• [Stated exercise]:
Copy exactly the lines that run from the top of the listing to the line containing "import seaborn as sns", both ends included, and omit the pictures.

• [Recorded information]:
◇ ◇ ◇ ◇ ◇

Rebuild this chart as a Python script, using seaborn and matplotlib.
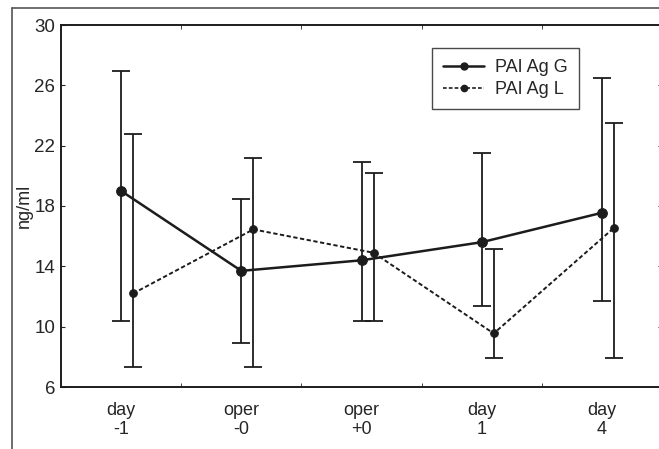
import numpy as np
import pandas as pd
import matplotlib
matplotlib.use("Agg")
import matplotlib.pyplot as plt
from matplotlib.lines import Line2D
import seaborn as sns

categories = ["day\n-1", "oper\n-0", "oper\n+0", "day\n1", "day\n4"]
g_mean = [19.0, 13.7, 14.4, 15.6, 17.55]
g_low = [10.4, 8.9, 10.35, 11.4, 11.7]
g_high = [26.95, 18.45, 20.95, 21.5, 26.5]
l_mean = [12.2, 16.45, 14.9, 9.55, 16.55]
l_low = [7.3, 7.35, 10.4, 7.95, 7.9]
l_high = [22.8, 21.2, 20.2, 15.15, 23.5]

pos = np.arange(len(categories))
df = pd.DataFrame({
    "x": np.concatenate([pos, pos + 0.1]),
    "y": g_mean + l_mean,
    "series": ["PAI Ag G"] * 5 + ["PAI Ag L"] * 5,
})

sns.set_style("ticks")
plt.rcParams["font.family"] = ["Liberation Sans", "DejaVu Sans"]

fig = plt.figure(figsize=(6.59, 4.49), dpi=100)
ax = fig.add_axes([61 / 659, 1 - 387 / 449, 601 / 659, 362 / 449])

ink = "#1c1c1c"
sns.lineplot(data=df[df.series == "PAI Ag G"], x="x", y="y", ax=ax, color=ink,
             lw=1.8, marker="o", markersize=7, markeredgecolor=ink, legend=False)
sns.lineplot(data=df[df.series == "PAI Ag L"], x="x", y="y", ax=ax, color=ink,
             lw=1.4, marker="o", markersize=5.5, markeredgecolor=ink, legend=False)
ax.lines[1].set_dashes([2.2, 1.3])

gm, lm = np.array(g_mean), np.array(l_mean)
ax.errorbar(pos, gm, yerr=[gm - np.array(g_low), np.array(g_high) - gm], fmt="none",
            ecolor=ink, elinewidth=1.3, capsize=6.5, capthick=1.3)
ax.errorbar(pos + 0.1, lm, yerr=[lm - np.array(l_low), np.array(l_high) - lm], fmt="none",
            ecolor=ink, elinewidth=1.3, capsize=6.5, capthick=1.3)

ax.set_xlim(-0.5, 4.5)
ax.set_ylim(6, 30)
ax.set_yticks([6, 10, 14, 18, 22, 26, 30])
ax.set_xticks(pos)
ax.set_xticklabels(categories, fontsize=13, linespacing=1.1)
ax.set_xticks(pos[:-1] + 0.5, minor=True)
ax.tick_params(axis="x", which="major", length=0, pad=11)
ax.tick_params(axis="x", which="minor", direction="in", length=3, top=True)
ax.tick_params(axis="y", direction="in", length=3, right=True, labelsize=13.5, pad=4)
ax.set_xlabel("")
ax.set_ylabel("ng/ml", fontsize=13, labelpad=1)
for s in ax.spines.values():
    s.set_color(ink)
    s.set_linewidth(1.4)

handles = [Line2D([], [], color=ink, lw=1.8, marker="o", markersize=5),
           Line2D([], [], color=ink, lw=1.2, ls=(0, (2.2, 1.3)), marker="o", markersize=4.5)]
leg = ax.legend(handles, ["PAI Ag G", "PAI Ag L"], loc="upper left",
                bbox_to_anchor=((432 - 61) / 601, (387 - 48) / 362), fontsize=13,
                frameon=True, fancybox=False, handlelength=2.3, borderpad=0.6,
                borderaxespad=0, labelspacing=0.3, handletextpad=0.6)
leg.get_frame().set_edgecolor(ink)
leg.get_frame().set_linewidth(1.0)

# outer frame of the scanned figure
fig.add_artist(Line2D([12 / 659, 1], [1 - 8 / 449] * 2, transform=fig.transFigure, color="#555555", lw=1.2))
fig.add_artist(Line2D([12 / 659] * 2, [0, 1 - 8 / 449], transform=fig.transFigure, color="#555555", lw=1.2))

fig.savefig("out.png", dpi=100)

◇ ◇ ◇ ◇ ◇

• [Result]:
Rebuild this chart as a Python script, using seaborn and matplotlib.
import numpy as np
import pandas as pd
import matplotlib
matplotlib.use("Agg")
import matplotlib.pyplot as plt
from matplotlib.lines import Line2D
import seaborn as sns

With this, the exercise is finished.